Year 1
Specific Aims proposed in this application are designed to significantly advance our understanding in hESC biology towards (1) the epigenetic control of OCT3/4 and its functional contribution to the stem cell pluripotency, (2) the role of cell cycle regulatory mechanism in stem cell self-renewal/differentiation decision, and (3) the potential utilization of molecular regulatory mechanism for future regenerative therapeutics. There are three main specific aims proposed.
Specific Aim 1: Significance of CDK2AP1-mediated molecular regulation in hESC self-renewal/differentiation.
Specific Aim 2: Systems biology analysis to identify key molecular pathways in CDK2AP1-mediated hESC regulation.
Specific Aim 3: Identification of small molecule activator for OCT3/4.
These aims are based on our preliminary study using mouse embryonic stem cells.
The main goal of this proposal is to further translate what we have found with Cdk2ap1 knockout mESC model to human embryonic stem cell biology. Acknowledging the difference between mouse model and human model, we have performed the proposed study in parallel by using our established mESC model and also generating and testing hESC model.

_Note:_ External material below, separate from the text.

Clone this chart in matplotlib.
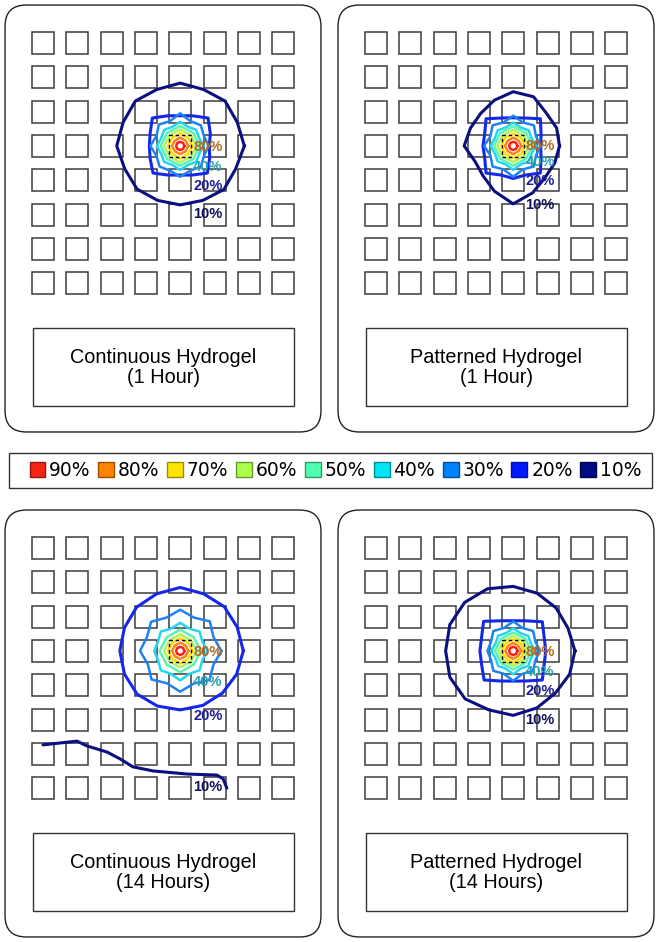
import matplotlib
matplotlib.use("Agg")
import matplotlib.pyplot as plt
import matplotlib.colors as mcolors
from matplotlib.patches import FancyBboxPatch, Rectangle, Patch
import numpy as np

# contour levels, outer to inner
levels = ["10%", "20%", "30%", "40%", "50%", "60%", "70%", "80%", "90%"]
line_colors = ["#0c0f80", "#1428ea", "#1e82f5", "#22d6f0", "#5cf2b4",
               "#b4f25a", "#ffdc00", "#ff8214", "#ff1e14"]
legend_colors = ["#000a82", "#0019ff", "#0082ff", "#00e6f5", "#50ffaf",
                 "#aaff4b", "#ffe600", "#ff8200", "#f52314"]

titles = ["Continuous Hydrogel\n(1 Hour)", "Patterned Hydrogel\n(1 Hour)",
          "Continuous Hydrogel\n(14 Hours)", "Patterned Hydrogel\n(14 Hours)"]

# contour radii in grid pitches, evenly spaced angles counter-clockwise from the right
cont_c1 = [
    [1.87, 1.80, 1.85, 1.78, 1.83, 1.78, 1.85, 1.80, 1.85, 1.75, 1.78, 1.72, 1.72, 1.72, 1.80, 1.75],
    [0.85, 0.95, 1.15, 0.95, 0.88, 0.95, 1.15, 0.95, 0.90, 0.95, 1.12, 0.92, 0.85, 0.92, 1.12, 0.93],
    [0.83, 0.75, 0.85, 0.78, 0.95, 0.78, 0.88, 0.75, 0.87, 0.75, 0.85, 0.78, 0.90, 0.78, 0.85, 0.75],
    [0.68, 0.60, 0.66, 0.60, 0.70, 0.60, 0.66, 0.60, 0.68, 0.60, 0.66, 0.60, 0.70, 0.60, 0.66, 0.60],
    [0.57, 0.54, 0.58, 0.54, 0.57, 0.54, 0.58, 0.54],
    [0.47, 0.44, 0.48, 0.44, 0.47, 0.44, 0.48, 0.44],
    [0.36, 0.33, 0.37, 0.33, 0.36, 0.33, 0.37, 0.33],
    [0.24, 0.22, 0.24, 0.22, 0.24, 0.22, 0.24, 0.22],
    [0.12, 0.12, 0.12, 0.12, 0.12, 0.12, 0.12, 0.12],
]
cont_p1 = [
    [1.35, 1.37, 1.36, 1.55, 1.58, 1.44, 1.34, 1.35, 1.43, 1.20, 1.24, 1.43, 1.69, 1.48, 1.31, 1.31],
    [0.80, 0.88, 1.12, 0.88, 0.82, 0.88, 1.12, 0.90, 0.88, 0.90, 1.12, 0.92, 0.95, 0.92, 1.12, 0.88],
    [0.80, 0.72, 0.85, 0.74, 0.88, 0.74, 0.85, 0.72, 0.85, 0.72, 0.85, 0.74, 0.90, 0.74, 0.85, 0.72],
    [0.66, 0.58, 0.64, 0.58, 0.68, 0.58, 0.64, 0.58, 0.66, 0.58, 0.64, 0.58, 0.70, 0.58, 0.64, 0.58],
    [0.56, 0.53, 0.57, 0.53, 0.56, 0.53, 0.58, 0.53],
    [0.46, 0.43, 0.47, 0.43, 0.46, 0.43, 0.47, 0.43],
    [0.35, 0.33, 0.36, 0.33, 0.35, 0.33, 0.36, 0.33],
    [0.24, 0.22, 0.24, 0.22, 0.24, 0.22, 0.24, 0.22],
    [0.12, 0.12, 0.12, 0.12, 0.12, 0.12, 0.12, 0.12],
]
cont_c14 = [
    None,
    [1.84, 1.80, 1.82, 1.80, 1.85, 1.80, 1.80, 1.76, 1.76, 1.76, 1.78, 1.74, 1.72, 1.72, 1.74, 1.78],
    [1.20, 1.05, 1.22, 1.05, 1.20, 1.05, 1.20, 1.05, 1.17, 1.02, 1.18, 1.02, 1.19, 1.03, 1.20, 1.05],
    [0.80, 0.70, 0.80, 0.70, 0.82, 0.70, 0.80, 0.70, 0.76, 0.70, 0.80, 0.72, 0.86, 0.72, 0.80, 0.70],
    [0.60, 0.56, 0.62, 0.56, 0.60, 0.56, 0.62, 0.56],
    [0.47, 0.44, 0.48, 0.44, 0.47, 0.44, 0.48, 0.44],
    [0.36, 0.33, 0.37, 0.33, 0.36, 0.33, 0.37, 0.33],
    [0.24, 0.22, 0.24, 0.22, 0.24, 0.22, 0.24, 0.22],
    [0.12, 0.12, 0.12, 0.12, 0.12, 0.12, 0.12, 0.12],
]
# 10% line of the continuous 14 h case is open (grid units: column, row)
c14_10_x = [0.00, 0.99, 1.28, 1.87, 2.25, 2.62, 3.21, 4.20, 5.07, 5.25, 5.36]
c14_10_y = [5.74, 5.63, 5.77, 5.95, 6.15, 6.38, 6.50, 6.59, 6.62, 6.73, 7.00]
cont_p14 = [
    [1.80, 1.73, 1.77, 1.82, 1.88, 1.96, 2.00, 2.00, 1.97, 2.00, 1.98, 1.86, 1.88, 1.80, 1.74, 1.78],
    [0.95, 0.98, 1.20, 0.95, 0.88, 0.95, 1.22, 1.00, 0.97, 1.00, 1.20, 0.95, 0.88, 0.95, 1.20, 0.98],
    [0.78, 0.70, 0.82, 0.72, 0.86, 0.72, 0.82, 0.70, 0.75, 0.70, 0.82, 0.72, 0.87, 0.72, 0.82, 0.70],
    [0.64, 0.56, 0.62, 0.56, 0.66, 0.56, 0.62, 0.56, 0.64, 0.56, 0.62, 0.56, 0.68, 0.56, 0.62, 0.56],
    [0.53, 0.50, 0.54, 0.50, 0.53, 0.50, 0.54, 0.50],
    [0.43, 0.40, 0.44, 0.40, 0.43, 0.40, 0.44, 0.40],
    [0.33, 0.31, 0.34, 0.31, 0.33, 0.31, 0.34, 0.31],
    [0.23, 0.21, 0.23, 0.21, 0.23, 0.21, 0.23, 0.21],
    [0.12, 0.12, 0.12, 0.12, 0.12, 0.12, 0.12, 0.12],
]

# inline labels: which levels, and their offsets (grid pitches) from the source
label_levels = ["80%", "40%", "20%", "10%"]
label_text_colors = ["#b06a24", "#2a9eac", "#1c1c96", "#12125a"]
lab_dx = [[0.38, 0.38, 0.38, 0.38], [0.35, 0.38, 0.35, 0.35],
          [0.38, 0.38, 0.38, 0.37], [0.35, 0.35, 0.35, 0.35]]
lab_dy = [[0.03, 0.61, 1.17, 1.99], [0.00, 0.47, 1.02, 1.72],
          [0.03, 0.90, 1.90, 3.97], [0.03, 0.61, 1.17, 2.01]]

W, H = 661, 942
PITCH = 34.3
PW, PH = 318, 429
OFF = 39
SRC = (4, 3)

fig = plt.figure(figsize=(W / 100, H / 100), dpi=100)


def draw_panel(x0, y0, k, radii, open_x=None, open_y=None):
    ax = fig.add_axes([x0 / W, 1 - (y0 + PH) / H, PW / W, PH / H])
    xa, xb = -OFF / PITCH, (PW - OFF) / PITCH
    ya, yb = -OFF / PITCH, (PH - OFF) / PITCH
    ax.set_xlim(xa, xb)
    ax.set_ylim(yb, ya)
    ax.axis("off")
    ax.add_patch(FancyBboxPatch((xa + 0.03, ya + 0.03), xb - xa - 0.06, yb - ya - 0.06,
                                boxstyle="round,pad=0,rounding_size=0.62",
                                fc="white", ec="#222222", lw=1.0, clip_on=False))
    s = 22 / PITCH
    for i in range(8):
        for j in range(8):
            if (i, j) == SRC:
                continue
            ax.add_patch(Rectangle((i - s / 2, j - s / 2), s, s, fc="none",
                                   ec="#3c3c3c", lw=1.1, zorder=2))
    cx, cy = SRC
    for lev, r in enumerate(radii):
        lw = 2.2 if lev < 2 else 1.8
        if r is None:
            ax.plot(open_x, open_y, color=line_colors[lev], lw=lw, zorder=3,
                    solid_capstyle="round")
            continue
        r = np.array(r + [r[0]])
        th = np.linspace(0, 2 * np.pi, len(r) - 1, endpoint=False)
        th = np.append(th, 2 * np.pi)
        ax.plot(cx + r * np.cos(th), cy - r * np.sin(th), color=line_colors[lev],
                lw=lw, zorder=3, solid_joinstyle="round")
    ax.add_patch(Rectangle((cx - s / 2, cy - s / 2), s, s, fc="none", ec="black",
                           lw=1.0, ls=(0, (2.5, 2)), zorder=4))
    for t, col, dx, dy in zip(label_levels, label_text_colors, lab_dx[k], lab_dy[k]):
        ax.text(cx + dx, cy + dy, t, color=col, fontsize=10.5, ha="left", va="center",
                family="Liberation Sans", weight="bold", zorder=5)
    bx0, bx1 = (29 - OFF) / PITCH, (290 - OFF) / PITCH
    by0, by1 = (324 - OFF) / PITCH, (402 - OFF) / PITCH
    ax.add_patch(Rectangle((bx0, by0), bx1 - bx0, by1 - by0, fc="white",
                           ec="#333333", lw=1.0))
    ax.text((bx0 + bx1) / 2, (by0 + by1) / 2 + 0.02, titles[k], ha="center", va="center",
            fontsize=14.3, family="Liberation Sans", linespacing=1.1)


draw_panel(4, 4, 0, cont_c1)
draw_panel(337, 4, 1, cont_p1)
draw_panel(4, 509, 2, cont_c14, c14_10_x, c14_10_y)
draw_panel(337, 509, 3, cont_p14)

# legend frame, then the legend entries inside it
fig.patches.append(Rectangle((9 / W, 1 - 488 / H), 643 / W, 35 / H, fc="white",
                             ec="#333333", lw=1.0, transform=fig.transFigure))
handles = []
for c in legend_colors[::-1]:
    rgb = np.array(mcolors.to_rgb(c)) * 0.6
    handles.append(Patch(facecolor=c, edgecolor=rgb, lw=1.0))
leg = fig.legend(handles, levels[::-1], ncol=9, loc="center",
                 bbox_to_anchor=(22 / W, 1 - 488 / H, 627 / W, 35 / H), mode="expand",
                 borderaxespad=0,
                 prop={"family": "DejaVu Sans", "size": 13.5}, handlelength=0.85,
                 handleheight=0.85, handletextpad=0.2, columnspacing=0.3,
                 borderpad=0.4, frameon=False)

fig.savefig("out.png", dpi=100)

For Specific Aim 1 in the Year 1, we have further detailed our knowledge on how CDK2AP1 epigenetically regulates Oct3/4 promoter at the molecular level. We have recently made a novel finding that CDK2AP1 may play a role in the regulation of Oct3/4 in the sequence specific manner along with NuRD complex. This has been also confirmed in hESC model. We have also found that CDK2AP1 may exert its effect through changes in cellular localization and conformation during the differentiation of hESC. We are in the process of further detailing this mechanism to link the cell cycle regulatory role of CDK2AP1 through CDK2/RB and the epigenetic role in stem cell differentiation. We have generated necessary hESC cell lines to further perform the proposed studies. At the end of the Year 2 as planned, we are expecting to submit a manuscript and related to the Aim 1. An NIH RO1 grant will be submitted for the next cycle related to our new findings.
For Specific Aim 2, we have performed and obtained significant amount of data that advance our understanding on the molecular role of CDK2AP1 in stem cell differentiation. We have newly found CDK2AP1 significantly alter DNA methylation of key signaling pathways, especially Wnt pathway that is known to have a significant impact on stem cell maintenance and differentiation. We have detailed molecular axis related to the epigenetic regulation of Wnt pathway by CDK2AP1 and a manuscript is in the preparation. Using the hESC cell lines we have generated, we will perform systems biology approach as proposed in the Year 2. This will enable us to generate significant amount of data related to the epigenetic role of CDK2AP1 in hESC differentiation.
For Specific Aim 3, we have generated hESC sublines with human OCT3/4 promoter-GFP and human CDK2AP1-GFP for chemical library screening. We will generate more deletion mutants of CDK2AP1 promoter-RFP lines and test them before we initiate the works proposed in the Aim 3. We will initiate the proposed Aim 3 near the end of the Year 2.